### Information shown
▬▬▬

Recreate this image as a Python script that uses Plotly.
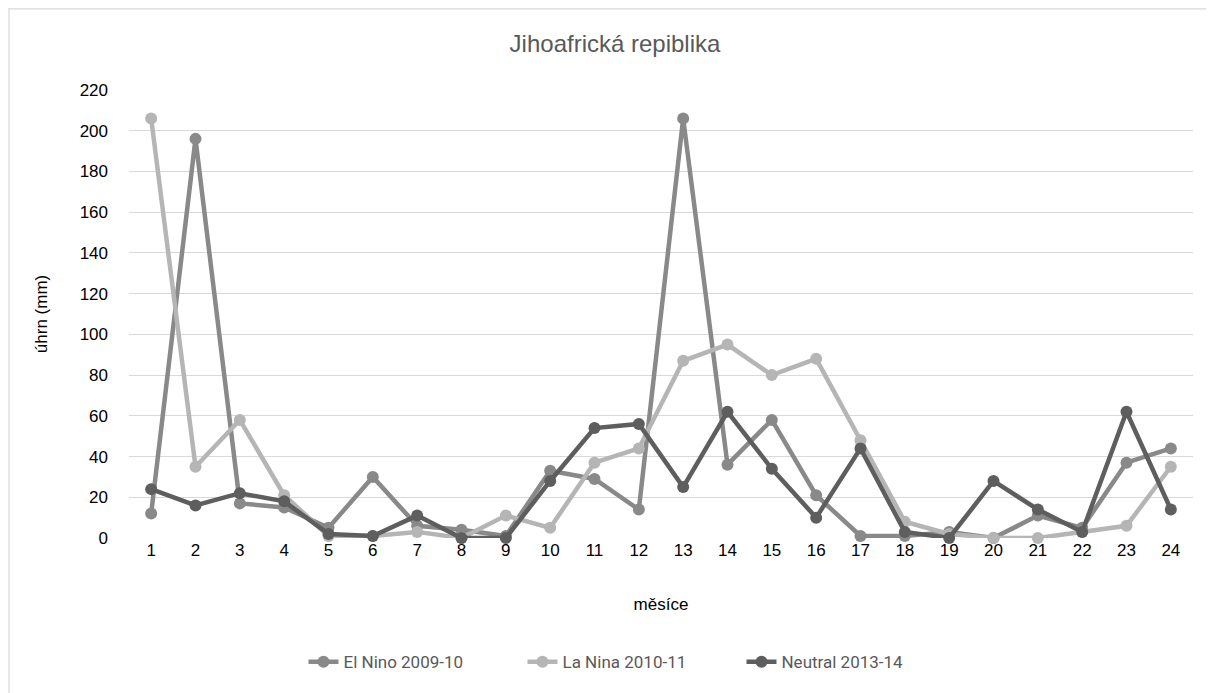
import plotly.graph_objects as go

months = list(range(1, 25))
el_nino = [12, 196, 17, 15, 5, 30, 6, 4, 1, 33, 29, 14, 206, 36, 58, 21, 1, 1, 3, 0, 11, 5, 37, 44]
la_nina = [206, 35, 58, 21, 1, 1, 3, 0, 11, 5, 37, 44, 87, 95, 80, 88, 48, 8, 2, 0, 0, 3, 6, 35]
neutral = [24, 16, 22, 18, 2, 1, 11, 0, 0, 28, 54, 56, 25, 62, 34, 10, 44, 3, 0, 28, 14, 3, 62, 14]

series = [
    ("El Nino 2009-10", el_nino, "#898989"),
    ("La Nina 2010-11", la_nina, "#b5b5b5"),
    ("Neutral 2013-14", neutral, "#5e5e5e"),
]

fig = go.Figure()
for name, vals, color in series:
    fig.add_trace(go.Scatter(
        x=[str(m) for m in months], y=vals, name=name, mode="lines+markers",
        line=dict(color=color, width=4.5),
        marker=dict(color=color, size=12),
        cliponaxis=False,
    ))

font = "Liberation Sans, Arial, sans-serif"
fig.update_layout(
    width=1214, height=693,
    margin=dict(l=121, r=29, t=82, b=163, autoexpand=False),
    paper_bgcolor="white", plot_bgcolor="white",
    font=dict(family=font, size=17, color="#000000"),
    title=dict(text="Jihoafrická repiblika", x=0.5, xanchor="center", y=0.948, yanchor="middle",
               font=dict(size=24, color="#595959", family=font)),
    xaxis=dict(type="category", range=[-0.5, 23.5], showgrid=False, zeroline=False, showline=False,
               ticks="", tickfont=dict(size=17, color="#000000"), automargin=False,
               title=dict(text="měsíce", font=dict(size=17, color="#000000"), standoff=39)),
    yaxis=dict(range=[0, 220], dtick=20, showgrid=True, gridcolor="#d9d9d9", gridwidth=1.3,
               zeroline=False, showline=False, ticks="", tickfont=dict(size=17, color="#000000"),
               ticklabelstandoff=20, automargin=False,
               title=dict(text="úhrn (mm)", font=dict(size=17, color="#000000"), standoff=27)),
    legend=dict(orientation="h", x=0.164, xanchor="left", y=-0.277, yanchor="middle",
                entrywidth=174, entrywidthmode="pixels",
                font=dict(size=17, color="#595959", family="Roboto, sans-serif"), tracegroupgap=0),
    shapes=[
        dict(type="line", xref="paper", yref="paper", x0=-0.1137, x1=1.05, y0=1.181, y1=1.181,
             line=dict(color="#d9d9d9", width=1.2)),
        dict(type="line", xref="paper", yref="paper", x0=-0.1128, x1=-0.1128, y0=1.181, y1=-0.4,
             line=dict(color="#d9d9d9", width=1.2)),
    ],
)

fig.write_html("out.html")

▬▬▬

### What is being asked
Using the material above, return every line exactly as it appears, minus the pictures.

### Correct output
Recreate this image as a Python script that uses Plotly.
import plotly.graph_objects as go

months = list(range(1, 25))
el_nino = [12, 196, 17, 15, 5, 30, 6, 4, 1, 33, 29, 14, 206, 36, 58, 21, 1, 1, 3, 0, 11, 5, 37, 44]
la_nina = [206, 35, 58, 21, 1, 1, 3, 0, 11, 5, 37, 44, 87, 95, 80, 88, 48, 8, 2, 0, 0, 3, 6, 35]
neutral = [24, 16, 22, 18, 2, 1, 11, 0, 0, 28, 54, 56, 25, 62, 34, 10, 44, 3, 0, 28, 14, 3, 62, 14]

series = [
    ("El Nino 2009-10", el_nino, "#898989"),
    ("La Nina 2010-11", la_nina, "#b5b5b5"),
    ("Neutral 2013-14", neutral, "#5e5e5e"),
]

fig = go.Figure()
for name, vals, color in series:
    fig.add_trace(go.Scatter(
        x=[str(m) for m in months], y=vals, name=name, mode="lines+markers",
        line=dict(color=color, width=4.5),
        marker=dict(color=color, size=12),
        cliponaxis=False,
    ))

font = "Liberation Sans, Arial, sans-serif"
fig.update_layout(
    width=1214, height=693,
    margin=dict(l=121, r=29, t=82, b=163, autoexpand=False),
    paper_bgcolor="white", plot_bgcolor="white",
    font=dict(family=font, size=17, color="#000000"),
    title=dict(text="Jihoafrická repiblika", x=0.5, xanchor="center", y=0.948, yanchor="middle",
               font=dict(size=24, color="#595959", family=font)),
    xaxis=dict(type="category", range=[-0.5, 23.5], showgrid=False, zeroline=False, showline=False,
               ticks="", tickfont=dict(size=17, color="#000000"), automargin=False,
               title=dict(text="měsíce", font=dict(size=17, color="#000000"), standoff=39)),
    yaxis=dict(range=[0, 220], dtick=20, showgrid=True, gridcolor="#d9d9d9", gridwidth=1.3,
               zeroline=False, showline=False, ticks="", tickfont=dict(size=17, color="#000000"),
               ticklabelstandoff=20, automargin=False,
               title=dict(text="úhrn (mm)", font=dict(size=17, color="#000000"), standoff=27)),
    legend=dict(orientation="h", x=0.164, xanchor="left", y=-0.277, yanchor="middle",
                entrywidth=174, entrywidthmode="pixels",
                font=dict(size=17, color="#595959", family="Roboto, sans-serif"), tracegroupgap=0),
    shapes=[
        dict(type="line", xref="paper", yref="paper", x0=-0.1137, x1=1.05, y0=1.181, y1=1.181,
             line=dict(color="#d9d9d9", width=1.2)),
        dict(type="line", xref="paper", yref="paper", x0=-0.1128, x1=-0.1128, y0=1.181, y1=-0.4,
             line=dict(color="#d9d9d9", width=1.2)),
    ],
)

fig.write_html("out.html")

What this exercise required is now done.